I'm not sure I understand standard gravitational parameter - it doesn't account for distance in this usage, does it?

 

[edcarman]

Thanks for the explanation! My final question though is, does this account for the fact that as you grow closer to earth, the gravitational pull will gradually increase?

I'm not sure I understand standard gravitational parameter - it doesn't account for distance in this usage, does it?

The equation does account for the increase in acceleration as the ship gets closer to earth. The equation with constant acceleration would be much simpler.

The gravitational parameter is a combination of the universal gravitational constant, G, and the mass of the earth. It is a constant and is independent of distance.

 

[Anteaus]

I'm guessing that is in a vacumn? How much time is added due to atmospheric drag on such a large craft. I can imagine terminal velocity being all over the the place as the ship was twisting about it got within 30-40 thousand feet above sea level.

 

[edcarman]

I'm guessing that is in a vacumn?
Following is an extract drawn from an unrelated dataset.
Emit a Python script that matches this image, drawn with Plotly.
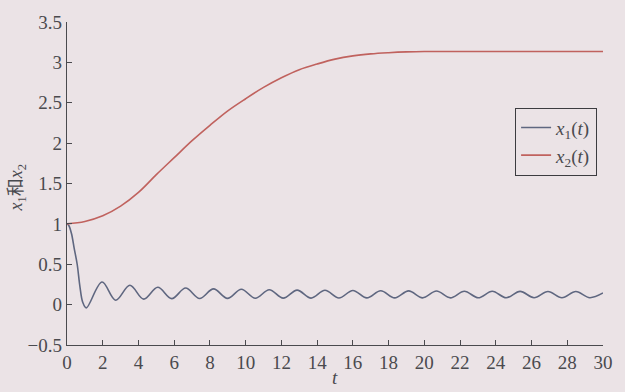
import plotly.graph_objects as go

# x1(t): initial drop, then the extrema of the decaying oscillation
x1_t = [0.0, 0.1, 0.25, 0.4, 0.57, 0.72, 0.88, 1.08,
        1.96, 2.72, 3.52, 4.29, 5.08, 5.86, 6.64, 7.42, 8.20, 8.98,
        9.76, 10.54, 11.32, 12.10, 12.88, 13.66, 14.44, 15.22, 16.00, 16.78,
        17.56, 18.34, 19.12, 19.90, 20.68, 21.46, 22.24, 23.02, 23.80, 24.58,
        25.36, 26.14, 26.92, 27.70, 28.48, 29.26, 30.0]
x1_v = [1.0, 0.98, 0.88, 0.70, 0.50, 0.23, 0.03, -0.04,
        0.28, 0.055, 0.24, 0.068, 0.215, 0.074, 0.205, 0.076, 0.195, 0.078,
        0.19, 0.079, 0.185, 0.080, 0.18, 0.081, 0.178, 0.082, 0.175, 0.083,
        0.172, 0.083, 0.17, 0.084, 0.168, 0.084, 0.166, 0.085, 0.165, 0.085,
        0.164, 0.086, 0.163, 0.086, 0.162, 0.086, 0.145]

# x2(t): smooth rise from 1 to a plateau near 3.13
x2_t = [0, 1, 2, 3, 4, 5, 6, 7, 8, 9, 10, 11, 12, 13, 14, 15, 16, 17, 18,
        19, 20, 22, 26, 30]
x2_v = [1.00, 1.03, 1.10, 1.22, 1.39, 1.61, 1.82, 2.03, 2.22, 2.40, 2.55,
        2.69, 2.81, 2.91, 2.98, 3.04, 3.08, 3.105, 3.12, 3.13, 3.135, 3.135,
        3.135, 3.135]

x_ticks = list(range(0, 31, 2))
y_ticks = [-0.5, 0, 0.5, 1, 1.5, 2, 2.5, 3, 3.5]
y_tick_text = ["\u22120.5", "0", "0.5", "1", "1.5", "2", "2.5", "3", "3.5"]

serif = "Liberation Serif"
bg = "#ebe3e6"
ink = "#4a4a4e"
tick_font = dict(family=serif, size=19, color=ink)

fig = go.Figure()
fig.add_trace(go.Scatter(
    x=x1_t, y=x1_v, mode="lines", name="<i>x</i><sub>1</sub>(<i>t</i>)",
    line=dict(color="#5f6780", width=1.6, shape="spline", smoothing=1.0)))
fig.add_trace(go.Scatter(
    x=x2_t, y=x2_v, mode="lines", name="<i>x</i><sub>2</sub>(<i>t</i>)",
    line=dict(color="#c0625e", width=1.6, shape="spline", smoothing=1.0)))

fig.update_layout(
    width=625, height=392,
    margin=dict(l=67, r=13, t=21, b=47),
    paper_bgcolor=bg, plot_bgcolor=bg,
    font=dict(family=serif, size=19, color=ink),
    showlegend=True,
    legend=dict(x=0.836, y=0.735, xanchor="left", yanchor="top",
                bgcolor=bg, bordercolor="#3c3c40", borderwidth=1,
                font=dict(family=serif, size=19, color=ink), itemwidth=30),
    xaxis=dict(range=[0, 30], tickvals=x_ticks, ticks="inside", ticklen=5,
               tickcolor=ink, tickfont=tick_font, showline=True,
               linecolor=ink, linewidth=1.3, showgrid=False, zeroline=False,
               mirror=False),
    yaxis=dict(range=[-0.5, 3.5], tickvals=y_ticks, ticktext=y_tick_text,
               ticks="inside", ticklen=5, tickcolor=ink, tickfont=tick_font,
               showline=True, linecolor=ink, linewidth=1.3, showgrid=False,
               zeroline=False, mirror=False),
    annotations=[
        dict(text="<i>t</i>", x=0.5, y=-0.102, xref="paper", yref="paper",
             xanchor="center", yanchor="middle", showarrow=False,
             font=dict(family=serif, size=19, color=ink)),
        dict(text="<i>x</i><sub>1</sub>和<i>x</i><sub>2</sub>",
             x=-0.093, y=0.488, xref="paper", yref="paper",
             xanchor="center", yanchor="middle", textangle=-90,
             showarrow=False,
             font=dict(family="Liberation Serif, Noto Sans CJK SC", size=18,
                       color=ink)),
    ],
)

fig.write_html("out.html")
How much time is added due to atmospheric drag on such a large craft. I can imagine terminal velocity being all over the the place as the ship was twisting about it got within 30-40 thousand feet above sea level.

According to NASA, re-entry into the atmosphere occurs at 400,000 feet (122 km). The ship would travel through vacuum for about 68h20min. At this point, it would be travelling at just under 11 km/s. I don't think it will reach anything near terminal velocity before crashing or burning up.

I did a rough spreadsheet calculation, based on dimensions from here:
https://en.wikipedia.org/wiki/USS_Enterprise_(NCC-1701-E)

Assuming the ship behaves like a flat plate when falling, including drag based on altitude and assuming it doesn't burn up, it would take around 11.4s for the ship to fall through the atmosphere. At the point of impact, it would still be travelling at 7 km/s and would be decelerating at about 316g. For comparison, if there was no atmosphere, it would take 11.1s to impact and would be moving at just over 11 km/s.